■ Instructions for the task: Repeat what the lines below say, word for word, and skip every image.

■ Data lines:
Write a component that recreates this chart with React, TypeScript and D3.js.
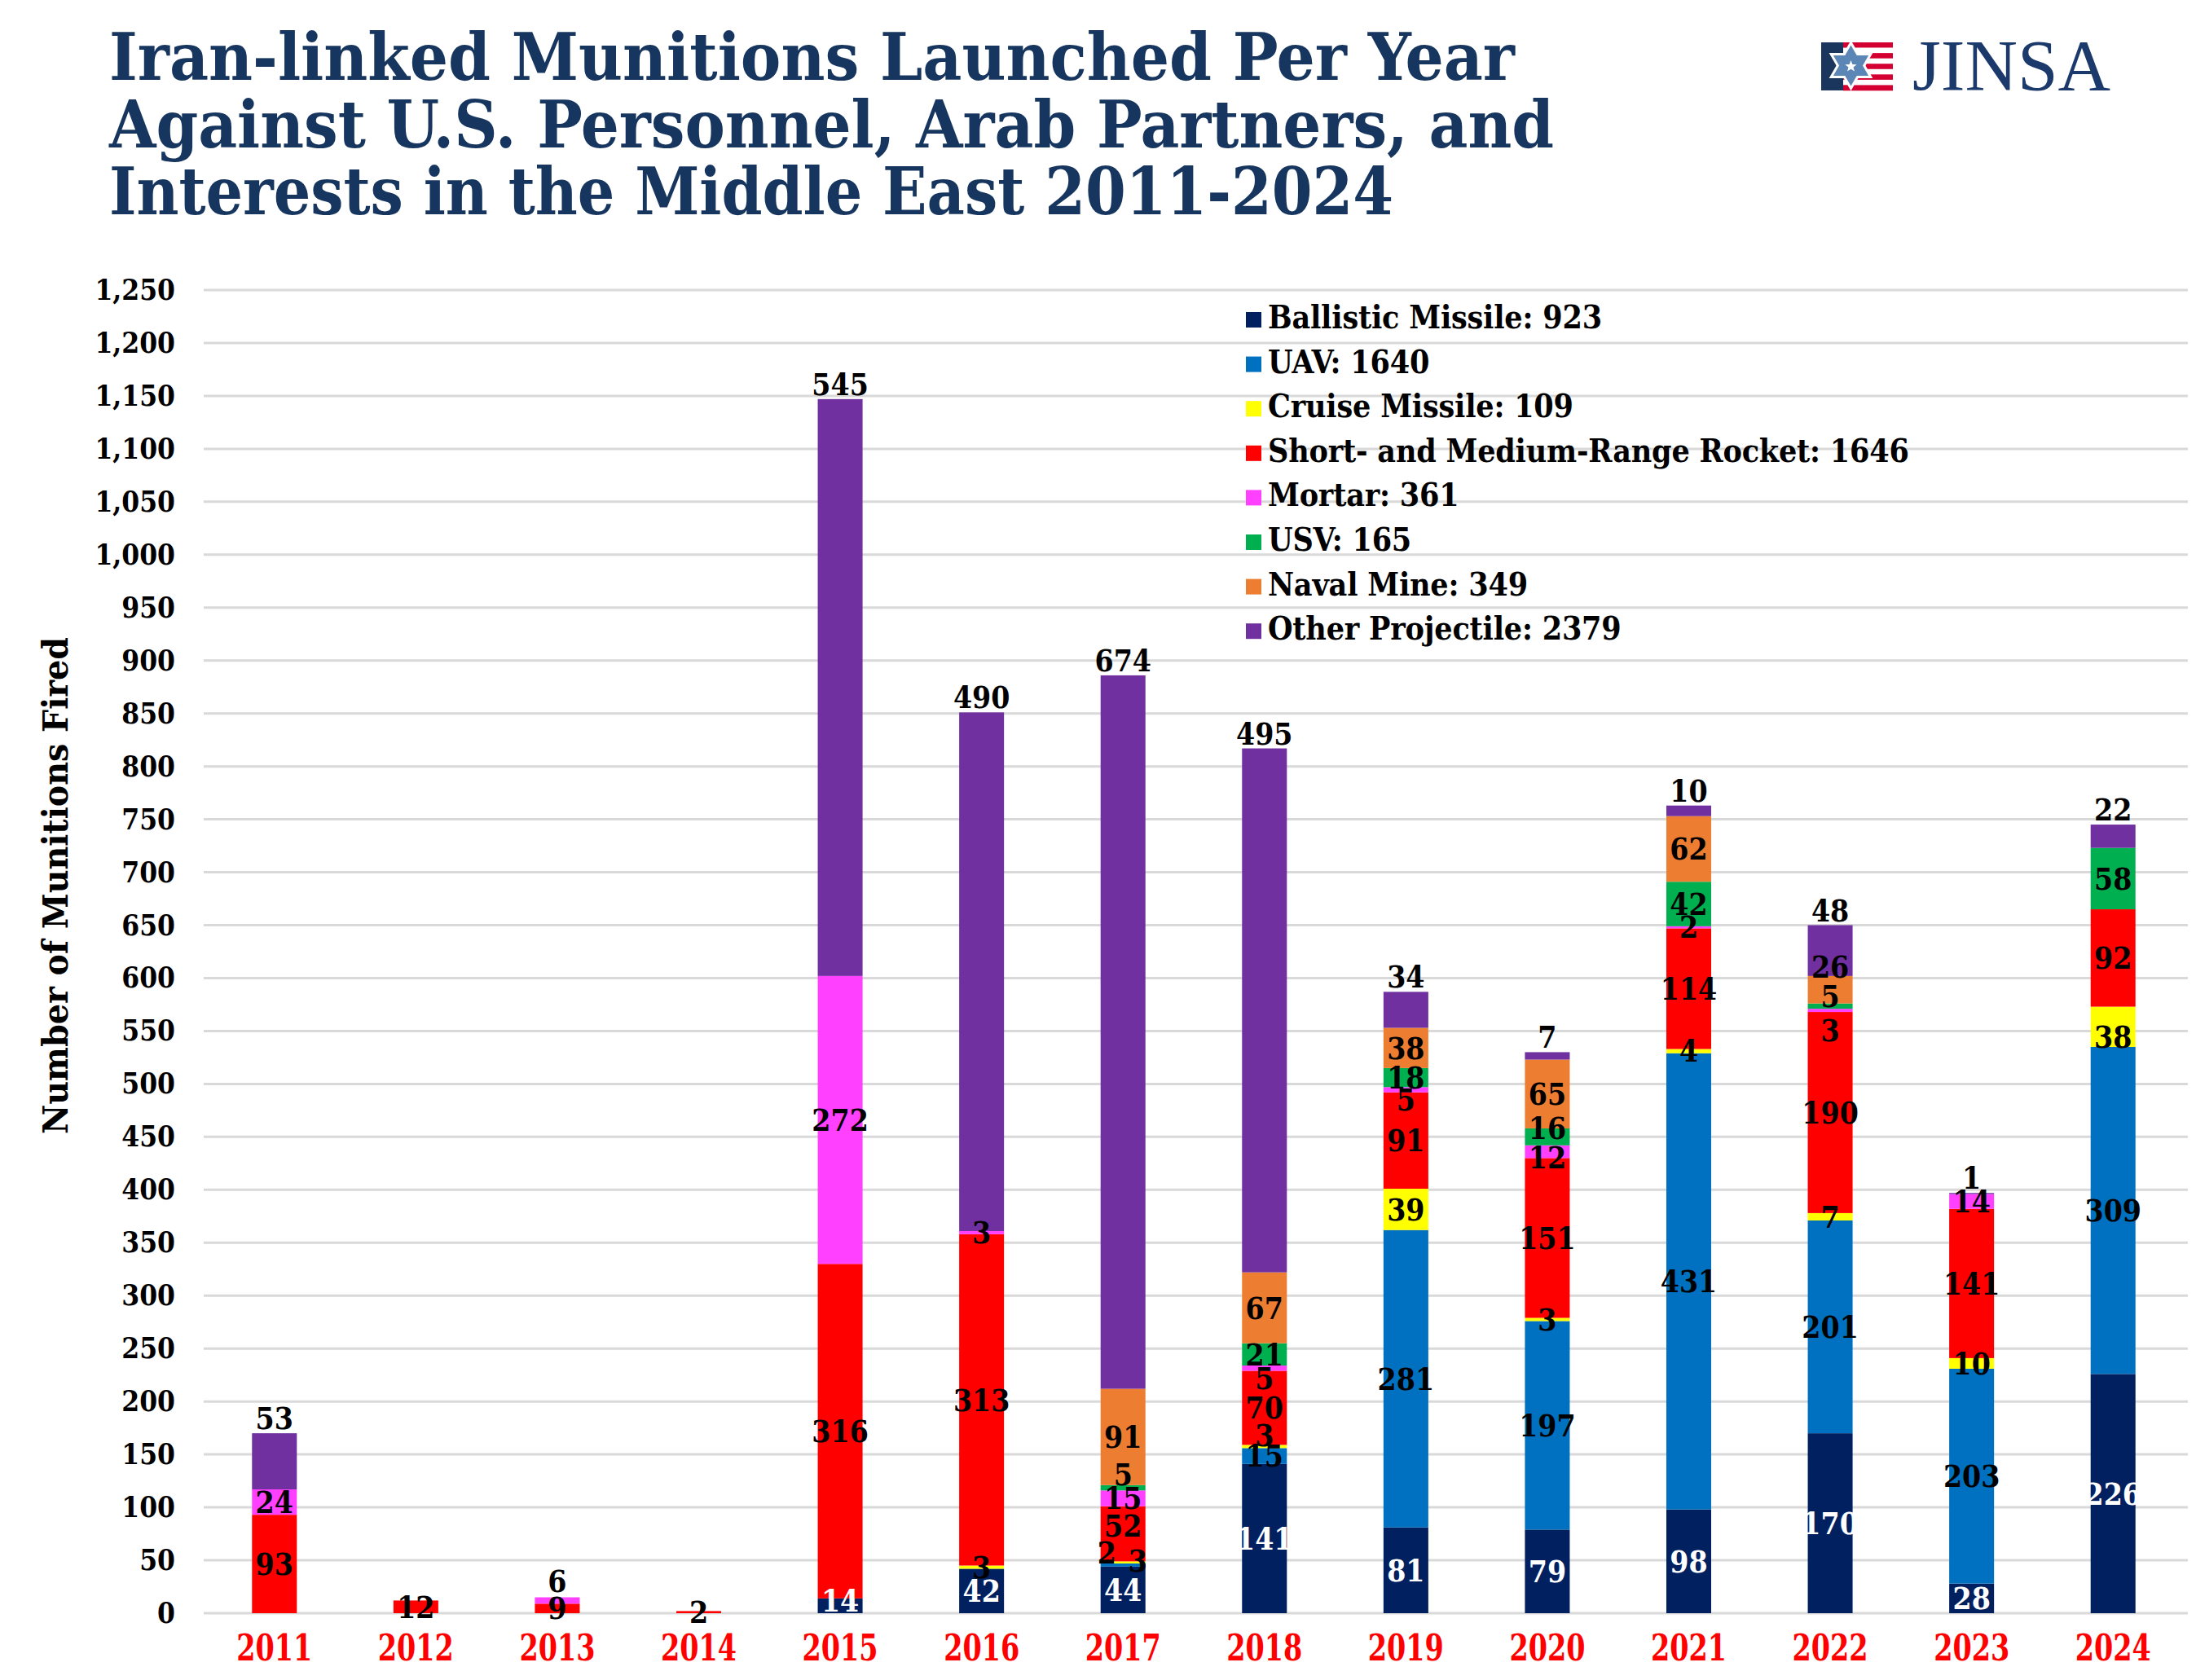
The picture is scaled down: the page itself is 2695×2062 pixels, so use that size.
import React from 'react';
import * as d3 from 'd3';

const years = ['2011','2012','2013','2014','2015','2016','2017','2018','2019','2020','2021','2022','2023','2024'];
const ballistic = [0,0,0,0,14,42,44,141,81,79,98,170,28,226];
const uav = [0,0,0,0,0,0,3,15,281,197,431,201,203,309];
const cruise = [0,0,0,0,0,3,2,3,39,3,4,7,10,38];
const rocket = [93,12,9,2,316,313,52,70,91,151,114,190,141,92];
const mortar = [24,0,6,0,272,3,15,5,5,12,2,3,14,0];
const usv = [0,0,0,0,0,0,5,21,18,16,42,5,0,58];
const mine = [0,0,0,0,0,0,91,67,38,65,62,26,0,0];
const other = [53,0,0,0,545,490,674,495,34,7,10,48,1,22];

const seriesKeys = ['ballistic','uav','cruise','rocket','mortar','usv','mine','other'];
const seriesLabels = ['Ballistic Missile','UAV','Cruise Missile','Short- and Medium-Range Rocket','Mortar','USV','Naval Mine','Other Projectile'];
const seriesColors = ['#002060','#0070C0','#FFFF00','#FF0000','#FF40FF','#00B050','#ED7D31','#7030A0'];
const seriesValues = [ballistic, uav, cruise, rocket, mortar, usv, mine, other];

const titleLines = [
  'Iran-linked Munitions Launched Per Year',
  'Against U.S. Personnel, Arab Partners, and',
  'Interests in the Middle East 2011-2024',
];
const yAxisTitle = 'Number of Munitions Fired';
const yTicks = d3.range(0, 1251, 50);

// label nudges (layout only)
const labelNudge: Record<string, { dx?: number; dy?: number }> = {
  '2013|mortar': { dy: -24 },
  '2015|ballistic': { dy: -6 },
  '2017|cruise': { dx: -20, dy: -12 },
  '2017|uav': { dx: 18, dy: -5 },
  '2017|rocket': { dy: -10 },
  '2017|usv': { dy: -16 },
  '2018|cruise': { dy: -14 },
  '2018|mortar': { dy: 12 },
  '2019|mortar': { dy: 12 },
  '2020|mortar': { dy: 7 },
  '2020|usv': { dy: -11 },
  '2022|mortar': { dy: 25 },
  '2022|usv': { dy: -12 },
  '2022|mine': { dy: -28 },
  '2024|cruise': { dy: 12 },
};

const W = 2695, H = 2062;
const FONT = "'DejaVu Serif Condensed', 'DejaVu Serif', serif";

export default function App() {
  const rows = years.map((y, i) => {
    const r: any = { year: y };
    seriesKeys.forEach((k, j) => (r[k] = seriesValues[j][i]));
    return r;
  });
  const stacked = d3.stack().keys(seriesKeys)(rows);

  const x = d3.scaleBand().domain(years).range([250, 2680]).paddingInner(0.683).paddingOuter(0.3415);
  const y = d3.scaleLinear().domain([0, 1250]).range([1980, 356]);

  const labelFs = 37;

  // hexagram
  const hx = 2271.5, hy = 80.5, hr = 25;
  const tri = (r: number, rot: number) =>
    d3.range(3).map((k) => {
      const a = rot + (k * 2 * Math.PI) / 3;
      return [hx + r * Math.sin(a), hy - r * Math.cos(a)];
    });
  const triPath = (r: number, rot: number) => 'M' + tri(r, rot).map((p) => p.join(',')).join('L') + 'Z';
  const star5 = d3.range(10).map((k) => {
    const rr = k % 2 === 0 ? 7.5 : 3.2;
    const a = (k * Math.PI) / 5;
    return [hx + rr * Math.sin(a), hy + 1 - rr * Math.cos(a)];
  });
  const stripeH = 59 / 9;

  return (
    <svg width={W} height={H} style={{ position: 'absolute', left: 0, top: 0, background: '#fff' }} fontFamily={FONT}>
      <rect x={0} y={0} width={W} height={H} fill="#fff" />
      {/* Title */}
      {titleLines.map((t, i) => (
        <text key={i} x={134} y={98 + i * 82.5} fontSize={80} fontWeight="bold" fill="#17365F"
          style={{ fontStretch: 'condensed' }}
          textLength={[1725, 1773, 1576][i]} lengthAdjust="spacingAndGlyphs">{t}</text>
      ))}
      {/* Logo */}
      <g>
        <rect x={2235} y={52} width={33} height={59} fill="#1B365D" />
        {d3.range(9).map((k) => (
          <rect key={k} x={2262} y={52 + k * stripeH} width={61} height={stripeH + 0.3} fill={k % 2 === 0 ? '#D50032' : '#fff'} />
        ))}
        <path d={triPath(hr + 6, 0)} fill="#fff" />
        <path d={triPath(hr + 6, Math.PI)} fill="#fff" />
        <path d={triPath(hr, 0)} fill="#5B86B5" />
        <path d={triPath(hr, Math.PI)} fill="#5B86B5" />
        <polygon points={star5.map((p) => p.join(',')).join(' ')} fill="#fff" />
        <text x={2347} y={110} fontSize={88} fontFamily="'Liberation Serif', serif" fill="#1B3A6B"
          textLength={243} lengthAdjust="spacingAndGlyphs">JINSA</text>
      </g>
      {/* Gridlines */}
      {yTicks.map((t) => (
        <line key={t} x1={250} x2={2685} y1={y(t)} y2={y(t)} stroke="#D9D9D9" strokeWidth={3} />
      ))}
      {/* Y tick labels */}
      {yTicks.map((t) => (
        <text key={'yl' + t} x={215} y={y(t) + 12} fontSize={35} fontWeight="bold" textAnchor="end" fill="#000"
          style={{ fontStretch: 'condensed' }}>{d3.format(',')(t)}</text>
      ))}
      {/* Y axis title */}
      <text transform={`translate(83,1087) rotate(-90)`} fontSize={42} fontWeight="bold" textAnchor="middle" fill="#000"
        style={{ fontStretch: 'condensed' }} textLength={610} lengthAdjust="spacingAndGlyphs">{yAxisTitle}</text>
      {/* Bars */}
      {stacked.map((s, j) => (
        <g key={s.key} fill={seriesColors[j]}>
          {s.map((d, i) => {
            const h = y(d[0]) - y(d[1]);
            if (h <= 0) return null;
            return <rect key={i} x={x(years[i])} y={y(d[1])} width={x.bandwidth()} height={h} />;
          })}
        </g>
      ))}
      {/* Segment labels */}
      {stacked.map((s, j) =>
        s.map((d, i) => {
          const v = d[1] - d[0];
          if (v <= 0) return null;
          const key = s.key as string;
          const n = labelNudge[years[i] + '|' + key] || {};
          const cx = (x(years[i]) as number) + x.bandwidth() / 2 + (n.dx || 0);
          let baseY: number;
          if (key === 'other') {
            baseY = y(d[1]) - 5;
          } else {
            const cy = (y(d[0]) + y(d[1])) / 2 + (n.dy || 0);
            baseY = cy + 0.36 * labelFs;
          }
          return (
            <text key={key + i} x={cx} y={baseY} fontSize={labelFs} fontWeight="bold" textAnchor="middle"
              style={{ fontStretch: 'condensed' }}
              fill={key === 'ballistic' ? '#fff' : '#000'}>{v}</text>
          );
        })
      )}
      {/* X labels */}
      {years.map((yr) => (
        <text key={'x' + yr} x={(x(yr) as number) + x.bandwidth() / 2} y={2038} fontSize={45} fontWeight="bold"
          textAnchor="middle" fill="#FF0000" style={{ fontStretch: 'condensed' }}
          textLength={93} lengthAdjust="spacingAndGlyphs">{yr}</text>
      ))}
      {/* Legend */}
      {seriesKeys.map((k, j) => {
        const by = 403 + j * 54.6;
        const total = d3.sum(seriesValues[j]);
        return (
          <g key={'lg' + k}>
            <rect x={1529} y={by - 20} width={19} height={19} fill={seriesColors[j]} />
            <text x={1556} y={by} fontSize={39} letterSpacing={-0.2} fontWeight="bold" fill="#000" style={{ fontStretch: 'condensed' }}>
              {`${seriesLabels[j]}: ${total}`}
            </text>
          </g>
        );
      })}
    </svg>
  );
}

■ Answer for the task:
Write a component that recreates this chart with React, TypeScript and D3.js.
The picture is scaled down: the page itself is 2695×2062 pixels, so use that size.
import React from 'react';
import * as d3 from 'd3';

const years = ['2011','2012','2013','2014','2015','2016','2017','2018','2019','2020','2021','2022','2023','2024'];
const ballistic = [0,0,0,0,14,42,44,141,81,79,98,170,28,226];
const uav = [0,0,0,0,0,0,3,15,281,197,431,201,203,309];
const cruise = [0,0,0,0,0,3,2,3,39,3,4,7,10,38];
const rocket = [93,12,9,2,316,313,52,70,91,151,114,190,141,92];
const mortar = [24,0,6,0,272,3,15,5,5,12,2,3,14,0];
const usv = [0,0,0,0,0,0,5,21,18,16,42,5,0,58];
const mine = [0,0,0,0,0,0,91,67,38,65,62,26,0,0];
const other = [53,0,0,0,545,490,674,495,34,7,10,48,1,22];

const seriesKeys = ['ballistic','uav','cruise','rocket','mortar','usv','mine','other'];
const seriesLabels = ['Ballistic Missile','UAV','Cruise Missile','Short- and Medium-Range Rocket','Mortar','USV','Naval Mine','Other Projectile'];
const seriesColors = ['#002060','#0070C0','#FFFF00','#FF0000','#FF40FF','#00B050','#ED7D31','#7030A0'];
const seriesValues = [ballistic, uav, cruise, rocket, mortar, usv, mine, other];

const titleLines = [
  'Iran-linked Munitions Launched Per Year',
  'Against U.S. Personnel, Arab Partners, and',
  'Interests in the Middle East 2011-2024',
];
const yAxisTitle = 'Number of Munitions Fired';
const yTicks = d3.range(0, 1251, 50);

// label nudges (layout only)
const labelNudge: Record<string, { dx?: number; dy?: number }> = {
  '2013|mortar': { dy: -24 },
  '2015|ballistic': { dy: -6 },
  '2017|cruise': { dx: -20, dy: -12 },
  '2017|uav': { dx: 18, dy: -5 },
  '2017|rocket': { dy: -10 },
  '2017|usv': { dy: -16 },
  '2018|cruise': { dy: -14 },
  '2018|mortar': { dy: 12 },
  '2019|mortar': { dy: 12 },
  '2020|mortar': { dy: 7 },
  '2020|usv': { dy: -11 },
  '2022|mortar': { dy: 25 },
  '2022|usv': { dy: -12 },
  '2022|mine': { dy: -28 },
  '2024|cruise': { dy: 12 },
};

const W = 2695, H = 2062;
const FONT = "'DejaVu Serif Condensed', 'DejaVu Serif', serif";

export default function App() {
  const rows = years.map((y, i) => {
    const r: any = { year: y };
    seriesKeys.forEach((k, j) => (r[k] = seriesValues[j][i]));
    return r;
  });
  const stacked = d3.stack().keys(seriesKeys)(rows);

  const x = d3.scaleBand().domain(years).range([250, 2680]).paddingInner(0.683).paddingOuter(0.3415);
  const y = d3.scaleLinear().domain([0, 1250]).range([1980, 356]);

  const labelFs = 37;

  // hexagram
  const hx = 2271.5, hy = 80.5, hr = 25;
  const tri = (r: number, rot: number) =>
    d3.range(3).map((k) => {
      const a = rot + (k * 2 * Math.PI) / 3;
      return [hx + r * Math.sin(a), hy - r * Math.cos(a)];
    });
  const triPath = (r: number, rot: number) => 'M' + tri(r, rot).map((p) => p.join(',')).join('L') + 'Z';
  const star5 = d3.range(10).map((k) => {
    const rr = k % 2 === 0 ? 7.5 : 3.2;
    const a = (k * Math.PI) / 5;
    return [hx + rr * Math.sin(a), hy + 1 - rr * Math.cos(a)];
  });
  const stripeH = 59 / 9;

  return (
    <svg width={W} height={H} style={{ position: 'absolute', left: 0, top: 0, background: '#fff' }} fontFamily={FONT}>
      <rect x={0} y={0} width={W} height={H} fill="#fff" />
      {/* Title */}
      {titleLines.map((t, i) => (
        <text key={i} x={134} y={98 + i * 82.5} fontSize={80} fontWeight="bold" fill="#17365F"
          style={{ fontStretch: 'condensed' }}
          textLength={[1725, 1773, 1576][i]} lengthAdjust="spacingAndGlyphs">{t}</text>
      ))}
      {/* Logo */}
      <g>
        <rect x={2235} y={52} width={33} height={59} fill="#1B365D" />
        {d3.range(9).map((k) => (
          <rect key={k} x={2262} y={52 + k * stripeH} width={61} height={stripeH + 0.3} fill={k % 2 === 0 ? '#D50032' : '#fff'} />
        ))}
        <path d={triPath(hr + 6, 0)} fill="#fff" />
        <path d={triPath(hr + 6, Math.PI)} fill="#fff" />
        <path d={triPath(hr, 0)} fill="#5B86B5" />
        <path d={triPath(hr, Math.PI)} fill="#5B86B5" />
        <polygon points={star5.map((p) => p.join(',')).join(' ')} fill="#fff" />
        <text x={2347} y={110} fontSize={88} fontFamily="'Liberation Serif', serif" fill="#1B3A6B"
          textLength={243} lengthAdjust="spacingAndGlyphs">JINSA</text>
      </g>
      {/* Gridlines */}
      {yTicks.map((t) => (
        <line key={t} x1={250} x2={2685} y1={y(t)} y2={y(t)} stroke="#D9D9D9" strokeWidth={3} />
      ))}
      {/* Y tick labels */}
      {yTicks.map((t) => (
        <text key={'yl' + t} x={215} y={y(t) + 12} fontSize={35} fontWeight="bold" textAnchor="end" fill="#000"
          style={{ fontStretch: 'condensed' }}>{d3.format(',')(t)}</text>
      ))}
      {/* Y axis title */}
      <text transform={`translate(83,1087) rotate(-90)`} fontSize={42} fontWeight="bold" textAnchor="middle" fill="#000"
        style={{ fontStretch: 'condensed' }} textLength={610} lengthAdjust="spacingAndGlyphs">{yAxisTitle}</text>
      {/* Bars */}
      {stacked.map((s, j) => (
        <g key={s.key} fill={seriesColors[j]}>
          {s.map((d, i) => {
            const h = y(d[0]) - y(d[1]);
            if (h <= 0) return null;
            return <rect key={i} x={x(years[i])} y={y(d[1])} width={x.bandwidth()} height={h} />;
          })}
        </g>
      ))}
      {/* Segment labels */}
      {stacked.map((s, j) =>
        s.map((d, i) => {
          const v = d[1] - d[0];
          if (v <= 0) return null;
          const key = s.key as string;
          const n = labelNudge[years[i] + '|' + key] || {};
          const cx = (x(years[i]) as number) + x.bandwidth() / 2 + (n.dx || 0);
          let baseY: number;
          if (key === 'other') {
            baseY = y(d[1]) - 5;
          } else {
            const cy = (y(d[0]) + y(d[1])) / 2 + (n.dy || 0);
            baseY = cy + 0.36 * labelFs;
          }
          return (
            <text key={key + i} x={cx} y={baseY} fontSize={labelFs} fontWeight="bold" textAnchor="middle"
              style={{ fontStretch: 'condensed' }}
              fill={key === 'ballistic' ? '#fff' : '#000'}>{v}</text>
          );
        })
      )}
      {/* X labels */}
      {years.map((yr) => (
        <text key={'x' + yr} x={(x(yr) as number) + x.bandwidth() / 2} y={2038} fontSize={45} fontWeight="bold"
          textAnchor="middle" fill="#FF0000" style={{ fontStretch: 'condensed' }}
          textLength={93} lengthAdjust="spacingAndGlyphs">{yr}</text>
      ))}
      {/* Legend */}
      {seriesKeys.map((k, j) => {
        const by = 403 + j * 54.6;
        const total = d3.sum(seriesValues[j]);
        return (
          <g key={'lg' + k}>
            <rect x={1529} y={by - 20} width={19} height={19} fill={seriesColors[j]} />
            <text x={1556} y={by} fontSize={39} letterSpacing={-0.2} fontWeight="bold" fill="#000" style={{ fontStretch: 'condensed' }}>
              {`${seriesLabels[j]}: ${total}`}
            </text>
          </g>
        );
      })}
    </svg>
  );
}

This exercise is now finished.